→ **Material to process**
_ _ _ _
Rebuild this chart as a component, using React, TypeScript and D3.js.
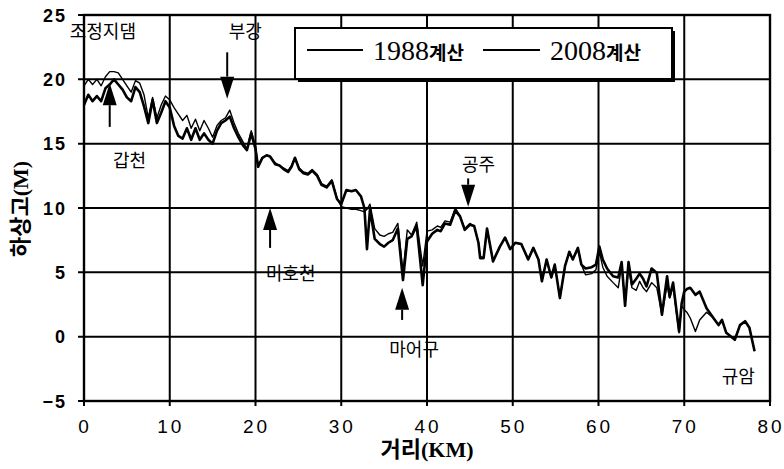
import React from 'react';
import * as d3 from 'd3';

// distance along the river (km)
const distance = [
  0, 0.5, 1, 1.5, 2, 2.5, 3, 3.5, 4, 4.5, 5, 5.5, 6, 6.5, 7, 7.5, 8, 8.5, 9, 9.5,
  10, 10.5, 11, 11.5, 12, 12.5, 13, 13.5, 14, 14.5, 15, 15.5, 16, 16.5, 17, 17.5, 18, 18.5, 19, 19.5,
  20, 20.3, 20.8, 21.3, 21.7, 22.3, 22.8, 23.3, 23.8, 24.2, 24.6, 25.1, 25.6, 26.1, 26.6, 27.2, 27.7, 28.3, 28.9, 29.5,
  30, 30.6, 31.2, 31.7, 32.3, 32.7, 33, 33.35, 33.9, 34.5, 35, 35.5, 36, 36.6, 37.2, 37.7, 38.2, 38.8, 39.5,
  40, 40.6, 41.2, 41.6, 42.1, 42.7, 43.3, 43.85, 44.4, 45, 45.5, 46, 46.2, 46.6, 47, 47.7, 48.5, 49.1, 49.7,
  50.3, 51, 51.8, 52.4, 53, 53.4, 53.95, 54.5, 54.9, 55.5, 56.1, 56.6, 57, 57.6, 58, 58.5, 59.2, 59.7,
  60.1, 60.5, 61, 61.7, 62.3, 62.7, 63.1, 63.5, 63.9, 64.4, 64.8, 65.2, 65.6, 66.2, 66.8, 67.4, 68, 68.3, 68.7, 69.1, 69.4, 69.7,
  70, 70.3, 70.7, 71.3, 71.8, 72.6, 73.4, 74, 74.4, 74.9, 75.9, 76.5, 77.1, 77.6, 78.2,
];

// bed elevation, 1988 calculation (m)
const bed1988 = [
  19.5, 20.0, 19.6, 20.0, 19.5, 20.2, 20.6, 20.6, 20.5, 20.0, 19.5, 19.0, 19.9, 19.7, 18.8, 17.0, 18.6, 17.0, 18.0, 18.7,
  18.4, 17.8, 17.3, 16.8, 17.2, 16.2, 16.9, 16.0, 16.8, 16.2, 15.5, 16.4, 16.8, 17.0, 17.6, 16.6, 15.8, 15.2, 14.6, 16.0,
  14.8, 13.3, 13.9, 14.1, 14.0, 13.5, 13.3, 13.1, 12.9, 13.3, 13.9, 13.1, 12.8, 12.7, 13.0, 12.6, 11.9, 11.7, 12.2, 10.8,
  10.1, 10.0, 9.9, 9.9, 9.8, 9.7, 9.9, 10.3, 8.4, 7.9, 7.8, 8.0, 8.1, 8.8, 5.0, 8.3, 7.9, 8.9, 5.5,
  8.2, 8.3, 8.6, 8.5, 9.0, 8.9, 10.0, 9.4, 8.4, 8.8, 8.6, 7.3, 6.2, 6.2, 8.4, 5.9, 7.0, 7.7, 6.8,
  7.3, 7.15, 6.0, 6.9, 6.0, 4.3, 6.0, 4.6, 5.6, 3.0, 5.5, 6.6, 6.0, 6.9, 5.6, 4.8, 4.9, 5.2,
  6.6, 5.4, 4.7, 4.2, 3.8, 5.5, 2.6, 5.4, 3.8, 3.6, 4.3, 3.8, 3.5, 4.2, 3.8, 1.7, 4.0, 3.0, 3.9, 1.8, 0.3, 2.4,
  2.1, 1.9, 1.45, 0.4, 1.3, 1.9, 1.45, 0.9, 1.3, 0.3, -0.24, 0.9, 1.2, 0.7, -1.13,
];

// bed elevation, 2008 calculation (m)
const bed2008 = [
  18.0, 18.8, 18.3, 18.7, 18.3, 19.3, 19.6, 20.0, 19.6, 19.2, 18.6, 18.3, 19.4, 19.0, 17.9, 16.6, 18.4, 16.6, 17.4, 18.3,
  17.8, 16.4, 15.6, 15.4, 16.2, 15.3, 16.2, 15.3, 15.8, 15.3, 15.0, 16.0, 16.6, 16.8, 17.1, 16.2, 15.5, 14.9, 14.5, 15.8,
  14.6, 13.2, 13.9, 14.1, 14.0, 13.4, 13.3, 13.0, 12.8, 13.2, 13.9, 13.0, 12.7, 12.6, 12.9, 12.5, 11.8, 11.6, 12.1, 10.7,
  10.3, 11.4, 11.3, 11.4, 10.9, 10.0, 6.8, 9.9, 7.6, 7.2, 7.0, 7.3, 7.5, 8.4, 4.4, 7.6, 7.8, 8.6, 4.0,
  7.4, 8.0, 8.3, 8.2, 8.8, 8.7, 9.8, 9.35, 8.3, 8.7, 8.6, 7.3, 6.1, 6.1, 8.4, 5.85, 7.0, 7.7, 6.8,
  7.3, 7.2, 6.0, 6.9, 6.0, 4.3, 6.0, 4.6, 5.6, 3.0, 5.5, 6.6, 6.0, 6.9, 5.6, 5.3, 5.4, 5.6,
  7.0, 6.0, 5.3, 4.7, 4.6, 5.8, 2.4, 5.8, 4.05, 4.5, 4.9, 4.5, 3.9, 5.3, 4.95, 1.7, 4.7, 3.1, 4.2, 2.0, 0.4, 2.6,
  3.5, 3.7, 3.8, 3.25, 3.5, 2.2, 1.45, 0.9, 1.3, 0.3, -0.24, 0.9, 1.2, 0.7, -1.13,
];

const xTicks = [0, 10, 20, 30, 40, 50, 60, 70, 80];
const yTicks = [-5, 0, 5, 10, 15, 20, 25];

// place labels along the river: [name, km, elevation at label]
const placeLabels: [string, number, number][] = [
  ['조정지댐', 2.2, 23.2],
  ['부강', 18.8, 23.2],
  ['갑천', 5.3, 13.2],
  ['미호천', 24.1, 4.4],
  ['공주', 46.0, 12.9],
  ['마어구', 38.5, -1.5],
  ['규암', 76.3, -3.6],
];

// arrows: [km, tip elevation, tail elevation]
const arrows: [number, number, number][] = [
  [16.7, 18.5, 22.1],
  [3.0, 19.7, 16.3],
  [21.7, 10.0, 6.9],
  [44.8, 10.1, 12.3],
  [37.1, 3.8, 1.3],
];

const W = 784;
const H = 469;
const margin = { top: 15, right: 14, bottom: 68, left: 84 };

export default function App() {
  const x = d3.scaleLinear().domain([0, 80]).range([margin.left, W - margin.right]);
  const y = d3.scaleLinear().domain([-5, 25]).range([H - margin.bottom, margin.top]);

  const line = d3
    .line<number>()
    .x((_, i) => x(distance[i]))
    .y((d) => y(d));

  const x0 = x(0), x1 = x(80), y0 = y(-5), y1 = y(25);
  const korean = '"Noto Sans CJK KR", sans-serif';

  return (
    <svg width={W} height={H} style={{ position: 'absolute', left: 0, top: 0, background: '#fff' }}>
      {/* grid */}
      {xTicks.map((t) => (
        <line key={'gx' + t} x1={x(t)} x2={x(t)} y1={y1} y2={y0 + 5} stroke="#000" strokeWidth={2} />
      ))}
      {yTicks.map((t) => (
        <line key={'gy' + t} x1={x0 - 6} x2={x1} y1={y(t)} y2={y(t)} stroke="#000" strokeWidth={2} />
      ))}
      <rect x={x0} y={y1} width={x1 - x0} height={y0 - y1} fill="none" stroke="#000" strokeWidth={2.4} />

      {/* tick labels */}
      {yTicks.map((t) => (
        <text
          key={'ly' + t}
          x={67}
          y={y(t) + 6.5}
          textAnchor="end"
          fontFamily="Liberation Sans, Arial, sans-serif"
          fontWeight="bold"
          fontSize={18}
          letterSpacing={2}
        >
          {t < 0 ? '\u2212' + Math.abs(t) : t}
        </text>
      ))}
      {xTicks.map((t) => (
        <text
          key={'lx' + t}
          x={x(t) + 1}
          y={433}
          textAnchor="middle"
          fontFamily="Liberation Sans, Arial, sans-serif"
          fontSize={19}
          letterSpacing={3}
        >
          {t}
        </text>
      ))}

      {/* axis titles */}
      <text x={427} y={457} textAnchor="middle" fontWeight="bold" fontSize={22}>
        <tspan fontFamily={korean}>거리</tspan>
        <tspan fontFamily="Liberation Serif, serif">(KM)</tspan>
      </text>
      <text
        transform="translate(28,209) rotate(-90)"
        textAnchor="middle"
        fontWeight="bold"
        fontSize={22}
      >
        <tspan fontFamily={korean}>하상고</tspan>
        <tspan fontFamily="Liberation Serif, serif">(M)</tspan>
      </text>

      {/* series */}
      <path d={line(bed1988) ?? ''} fill="none" stroke="#000" strokeWidth={1.4} strokeLinejoin="round" />
      <path d={line(bed2008) ?? ''} fill="none" stroke="#000" strokeWidth={2.6} strokeLinejoin="round" />

      {/* arrows */}
      {arrows.map(([km, tip, tail], i) => {
        const ax = x(km);
        const ty = y(tip);
        const sy = y(tail);
        const dir = sy < ty ? 1 : -1; // 1 = pointing down
        const headLen = 22;
        const hb = ty - dir * headLen;
        return (
          <g key={'ar' + i}>
            <line x1={ax} x2={ax} y1={sy} y2={hb} stroke="#000" strokeWidth={2} />
            <path d={`M${ax - 7},${hb} L${ax + 7},${hb} L${ax},${ty} Z`} fill="#000" />
          </g>
        );
      })}

      {/* place names */}
      {placeLabels.map(([name, km, v]) => (
        <text key={name} x={x(km)} y={y(v)} textAnchor="middle" fontFamily={korean} fontSize={18}>
          {name}
        </text>
      ))}

      {/* legend */}
      <rect x={298} y={31} width={377} height={51} fill="#000" />
      <rect x={295} y={28} width={377} height={51} fill="#fff" stroke="#000" strokeWidth={2} />
      <line x1={307} x2={363} y1={50} y2={50} stroke="#000" strokeWidth={2} />
      <text x={373} y={60}>
        <tspan fontFamily="Liberation Serif, serif" fontSize={28}>1988</tspan>
        <tspan fontFamily={korean} fontWeight="bold" fontSize={19}>계산</tspan>
      </text>
      <line x1={483} x2={540} y1={50} y2={50} stroke="#000" strokeWidth={2} />
      <text x={550} y={60}>
        <tspan fontFamily="Liberation Serif, serif" fontSize={28}>2008</tspan>
        <tspan fontFamily={korean} fontWeight="bold" fontSize={19}>계산</tspan>
      </text>
    </svg>
  );
}
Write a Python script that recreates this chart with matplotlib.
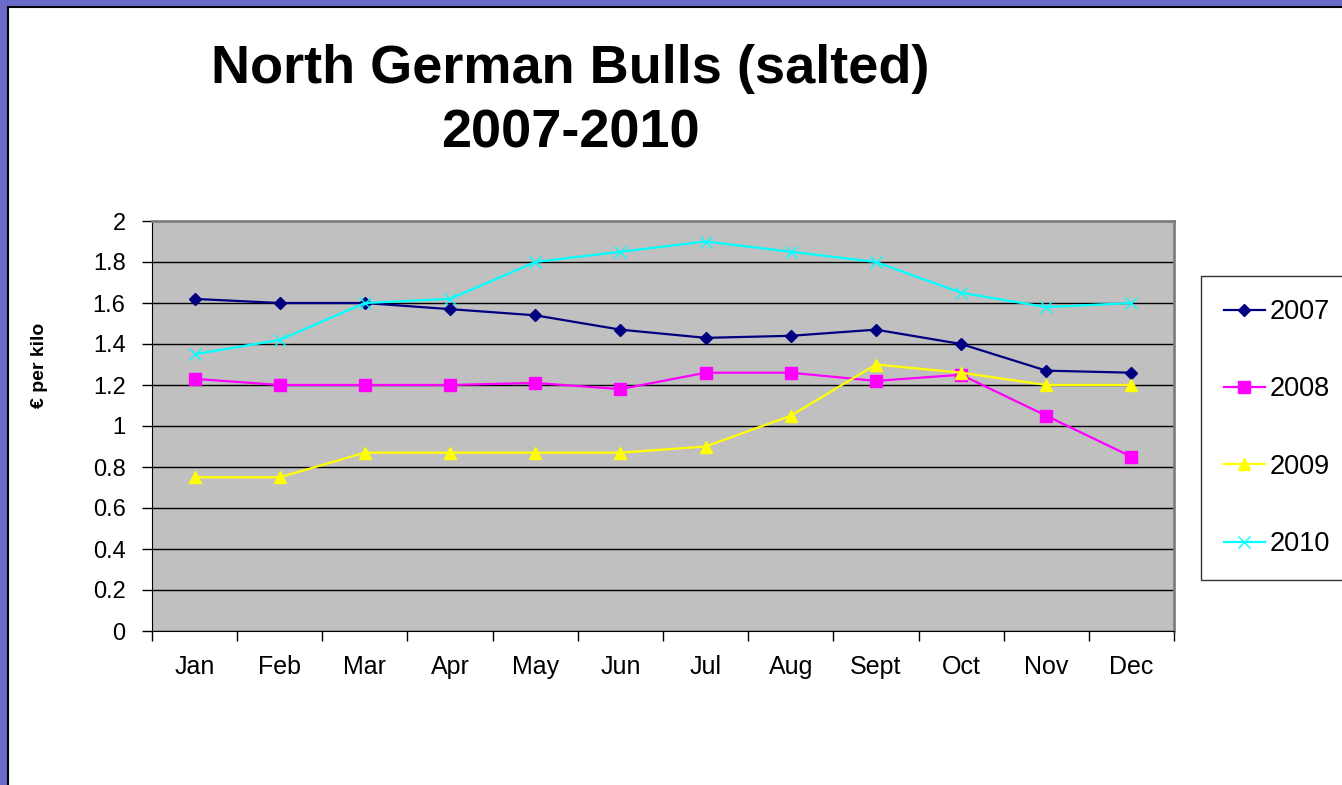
_ _ _ _
→ **The task**
Copy out every line from the records that has the word "chart".

→ **Task response**
Rebuild this chart as a component, using React, TypeScript and D3.js.
Write a Python script that recreates this chart with matplotlib.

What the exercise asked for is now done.